Exercises for Week 6#

Exercise overview#

In this exercise we programmatically generate LLVM code for the following function (in pseudo-code)

var x = read_integer () 
if x >= 0 then
   x = x + 1 
else
   x = x - 1
print_integer x

We start off by studying example final LLVM code that we may want to generate. We use alloca for allocating space on the stack for variable x, and note that we do not use phi instructions here.

declare i64 @read_integer()
declare void @print_integer(i64) 
define void @dolphin_main () {
 %x0 = alloca i64
 %t1 = call i64 @read_integer ()
 store i64 %t1, i64* %x0
 %t2 = icmp sge i64 %t1, 0
 br i1 %t2, label %then3, label %else4
then3:
 %t6 = load i64, i64* %x0
 %t7 = add i64 %t6, 1
 store i64 %t7, i64* %x0
 br label %merge5
else4:
 %t8 = load i64, i64* %x0
 %t9 = sub i64 %t8, 1
 store i64 %t9, i64* %x0
 br label %merge5
merge5:
 %t10 = load i64, i64* %x0
 call void @print_integer (i64 %t10)
 ret void
}

Save this in prog.ll and compile together with the runtime library provided for Assignment 4.

clang prog.ll runtime.c

Run and ensure that the program behaves as expected.

Skeleton#

One particular aspect of the CFG Builder library is that the CFG construction is non-destructive. All the helper functions there return a new version of the CFG Builder instead of modifying it in-place. Moreover, much of the code generation does not depend on the state of the CFG builder but is generally about extending it. For this reason, we use the notion of CFG transformers, that we dub buildlets, and that have type cfgbuilder -> cfgbuilder so that they can be conveniently combined.

We exemplify the usage of buildlets in the rest of the exercise. We start off with the following skeleton

module Sym = Symbol
open Ll
let symbol = Sym.symbol 

let fresh_symbol =
  let c = ref 0 in
  fun initial ->
    let n = !c in c := n + 1; symbol (initial ^ (string_of_int n))


exception NotImplemented
(* string -> insn -> CfgBuilder.buildlet * operand *)
let add_instruction_with_fresh s i = 
  raise NotImplemented


(* bop -> operand -> CfgBuilder.buildlet *)
let change_by_one_buildlet op loc = 
  let b_load, load_op = add_instruction_with_fresh "t" (Load (I64, loc)) in
  let b_binop, op = add_instruction_with_fresh "t" (Binop (op, I64, load_op, IConst64 1L)) in 
  let b_save = CfgBuilder.add_insn (None, Store (I64, op, loc)) in 
  CfgBuilder.seq_buildlets [ b_load; b_binop; b_save] 

(* CfgBuilder.buildlet *)
let exercise_buildlet = 


(* let b_update_add = change_by_one_buildlet Add alloca_op in  *)
(* ... *)
(* let b_update_sub = change_by_one_buildlet Sub alloca_op in  *)

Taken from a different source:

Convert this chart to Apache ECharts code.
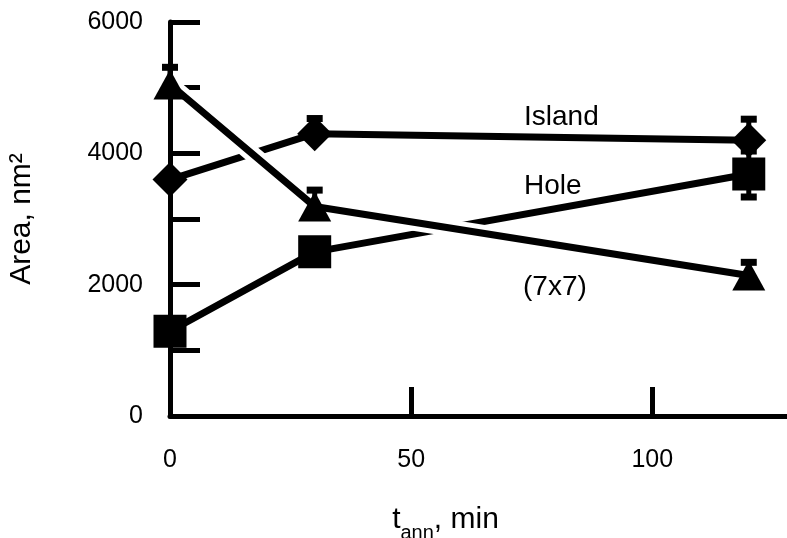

(* CfgBuilder.seq_buildlets [ b_update_add; ... ; b_update_sub ] *)
  CfgBuilder.term_block (Ret (Void, None)) (* replace this with your code *)


let p : prog = 
  let b = exercise_buildlet CfgBuilder.empty_cfg_builder in 
  let cfg = CfgBuilder.get_cfg b in 
  let f = { fty = ([], Void); param = []; cfg = cfg} in 
  {
  tdecls = [];
  extgdecls = [];
  gdecls = [];
  extfuns = [ (symbol "print_integer",  ([I64], Void))
            ; (symbol "read_integer", ([], I64))];  
  fdecls = [ (symbol "dolphin_main", f )]
}

let _ = Printf.printf "%s" (Ll.string_of_prog p)

Building parts#

A common task in code generation is to generate a fresh name for some instruction. To help us with this, we start off by writing an auxiliary function add_instruction_with_fresh that takes a string and an instruction, and returns a pair of two things:

  • a buildlet function that corresponds to the instruction

  • a freshly generated new name that is used by the instruction and can be used by the caller of this function

We exemplify the usage of this function in change_by_one_buildlet that takes a binary operation, a memory location (presumably a result of alloca or some other memory allocation), and does the following:

  • it loads the value from memory

  • performs the binop

  • saves the result in-place

It also returns a builder that is a sequence of the underlying buildlet combinators. Do check out the definition of CfgBulider.seq_buildlets and make sure you understand it.

Putting it all together#

Write the main body of the example. Implement the function exercise_buildlet. For the bodies of the ‘then’ and ‘else’ branches, do make use of the helper function change_by_one_buildlet. Once done, use the generated LLVM code and test your solution.